In three south-Indian kingdoms the state also pro­moted Twelver Shiʿism in the 16th century (see Rizvi). A Turkman soldier of fortune from Hamadān, Solṭān­qolī Qoṭb-al-Dīn, founded the long-lived Qoṭbšāhī dynasty (915-1098/1512-1687) at Golconda, near Hyderabad in the Deccan. The dynasty sponsored Shiʿite Friday prayers and mourning ceremonies for Imam Ḥosayn, as well as other Twelver institutions (Ferešta, tr. Briggs, III, pp. 321-35, 339-484; Hollister, pp. 120-25). In nearby Bījāpūr the ʿĀdelšāhī dynasty (895-1097/1490-1686) also favored Shiʿism. These rulers proclaimed themselves vassals of the Safavids and employed large numbers of immigrant Persians in the military and the bureaucracy. They also hired 300 Persians to curse the Sunni caliphs and sided with the Shiʿites in the frequent outbreaks of Sunni-­Shiʿite violence in their domain (Ferešta, tr. Briggs, III, pp. 3-188; Eaton, pp. 64-70, 114-24). North of Bījāpūr, in Ahmadnagar, Borhān Neẓāmšāh (914-61/1508-53) adopted Shiʿism as the state religion under the influence of the scholar and bureaucrat Shah Ṭāher Esmāʿīlī (fl. ca. 1500), a political refugee from Persia. Shiʿism remained influential among the elite of Ahmadnagar for most of the century (Šūštarī, II, pp. 234-40; Ferešta, tr. Briggs, III, pp. 189-320; Hollister, pp. 117-120). All these dynasties devoted consider­able energy to spreading Twelver Shiʿism among their subjects but succeeded only in creating a class of Shiʿite notables and converting a few urban artisans. The rural masses remained Hindu, and most Muslim notables and artisans remained Sunni. The rulers also developed a Twelver culture, and the tradition of Urdu marṯīas, threnodies for the martyred Imam Ḥosayn, began at their courts. All these kingdoms were even­tually incorporated into the Sunni Mughal empire, however.

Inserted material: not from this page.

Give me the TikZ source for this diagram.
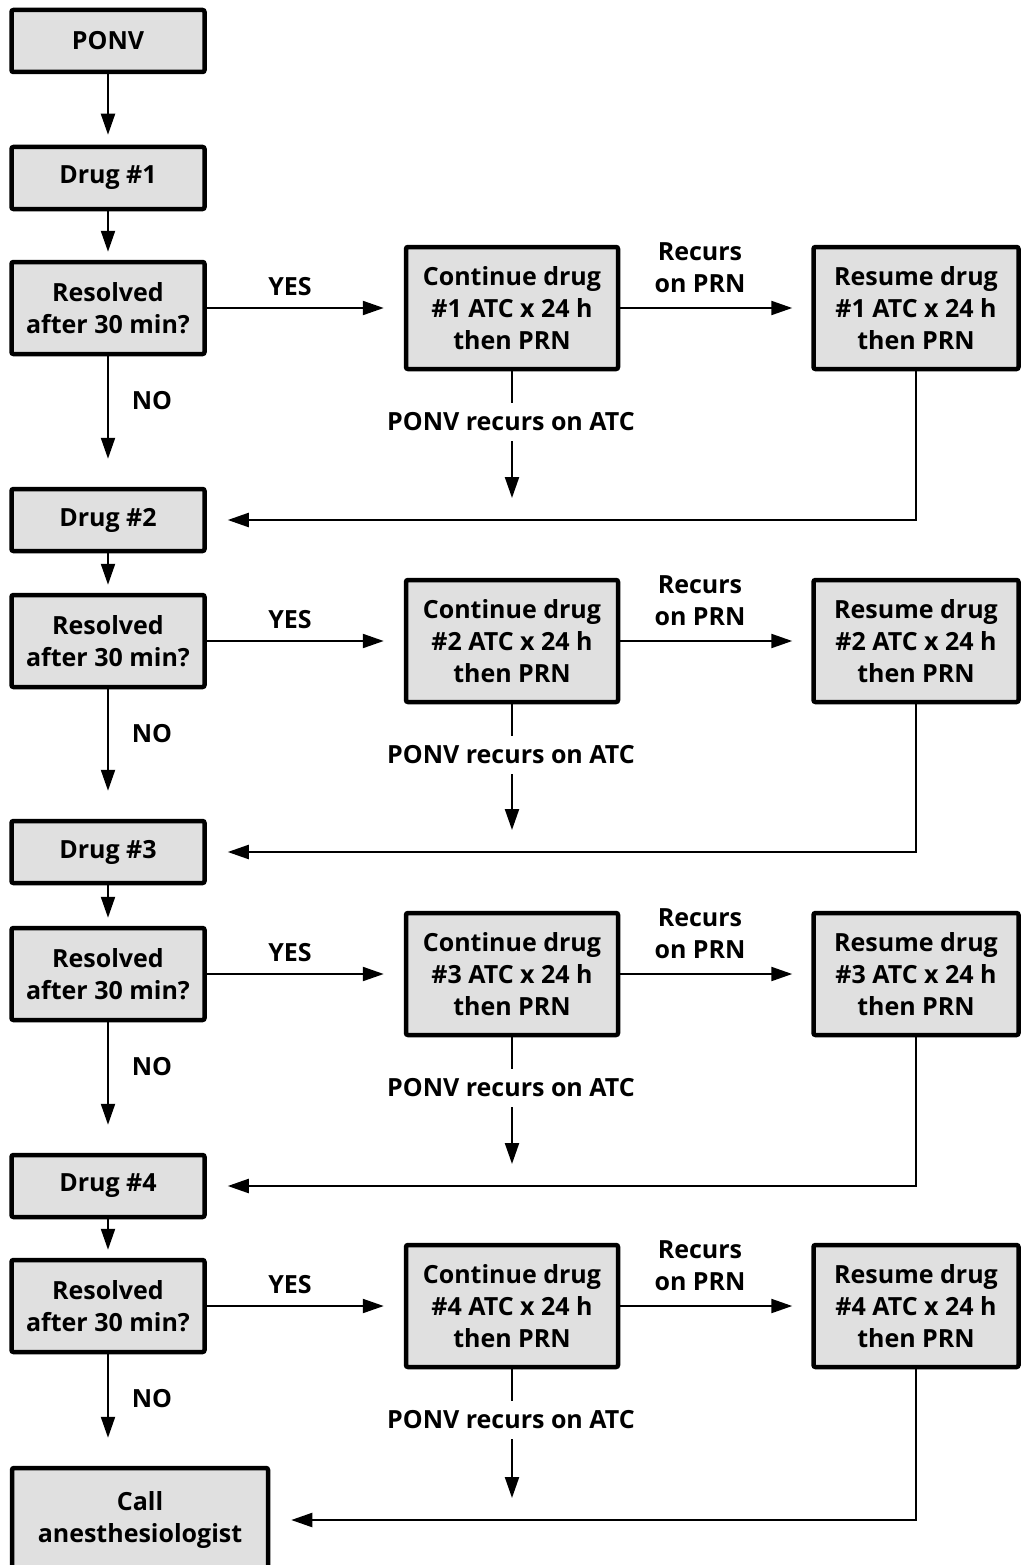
\documentclass[tikz,border=0pt]{standalone}
\usepackage{fontspec}
\setmainfont{Open Sans}
\usetikzlibrary{arrows.meta,calc}
\definecolor{boxgray}{RGB}{224,224,224}
\begin{document}
\begin{tikzpicture}[x=1pt,y=-1pt,
  txt/.style={align=center, inner sep=0pt, font=\fontsize{25}{32}\selectfont\bfseries},
  box/.style={txt, draw, line width=4.5pt, fill=boxgray, rounded corners=2pt},
  drugbox/.style={box, minimum width=193pt, minimum height=62pt},
  resbox/.style={box, minimum width=193pt, minimum height=92pt},
  contbox/.style={box, minimum width=212pt, minimum height=122pt},
  resumebox/.style={box, minimum width=205pt, minimum height=122pt},
  ln/.style={line width=2.2pt},
  arr/.style={line width=2.2pt, -{Triangle[length=21pt,width=14pt]}}]
\useasboundingbox (0,0) rectangle (1023,1565);

\node[drugbox] (ponv) at (108,41) {PONV};
\node[drugbox] (d1) at (108,178) {Drug \#1};
\node[drugbox] (d2) at (108,520) {Drug \#2};
\node[drugbox] (d3) at (108,852) {Drug \#3};
\node[drugbox] (d4) at (108,1186) {Drug \#4};
\node[box, minimum width=256pt, minimum height=104pt] (d5) at (140,1520) {Call\\anesthesiologist};

\draw[arr, shorten >=10pt] (ponv) -- (d1);

\foreach \i/\r/\n in {1/308/2, 2/641/3, 3/974/4, 4/1306/5}{
  \node[resbox] (r\i) at (108,\r) {Resolved\\after 30 min?};
  \node[contbox] (c\i) at (512,\r) {Continue drug\\\#\i{} ATC x 24 h\\then PRN};
  \node[resumebox] (m\i) at (916,\r) {Resume drug\\\#\i{} ATC x 24 h\\then PRN};
  \node[txt] (yes\i) at (290,\r-21) {YES};
  \node[txt] (no\i) at (152,\r+93) {NO};
  \node[txt] (prn\i) at (700,\r-40) {Recurs\\on PRN};
  \node[txt] (atc\i) at (511,\r+114) {PONV recurs on ATC};
  \coordinate (tip\i) at ($(c\i.south |- d\n.east)+(0,-22)$);
  \draw[arr, shorten >=8pt] (d\i) -- (r\i);
  \draw[arr, shorten >=20pt] (r\i) -- (c\i);
  \draw[arr, shorten >=19pt] (c\i) -- (m\i);
  \draw[arr, shorten >=28pt] (r\i.south) -- (r\i.south |- d\n.north);
  \draw[ln, shorten >=10pt] (c\i.south) -- (c\i.south |- atc\i.north);
  \draw[arr, shorten <=10pt] (c\i.south |- atc\i.south) -- (tip\i);
  \draw[arr, shorten >=21pt] (m\i.south) |- (d\n.east);
}
\end{tikzpicture}
\end{document}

Also in the 16th century a Twelver dynasty, the Čāks, ruled briefly (969-98/1561-89) in Kashmir. The Nūrbaḵšīya Sufi order, which leaned toward Shiʿism, had spread to Kashmir in the late 15th century, and under the Čāks its members formally embraced Shiʿism. Sunni resistance provided an excuse for the Mughal Akbar I (963-1014/1556-1605) to depose the Čāks and annex Kashmir in 998/1589. The emperor settled political defectors from Safavid Persia in Kashmir, providing them with substantial emoluments (Ferešta, tr. Briggs, IV, pp. 444-50, 508-30; Manucci, II, p. 116; Hollister, pp. 141-50).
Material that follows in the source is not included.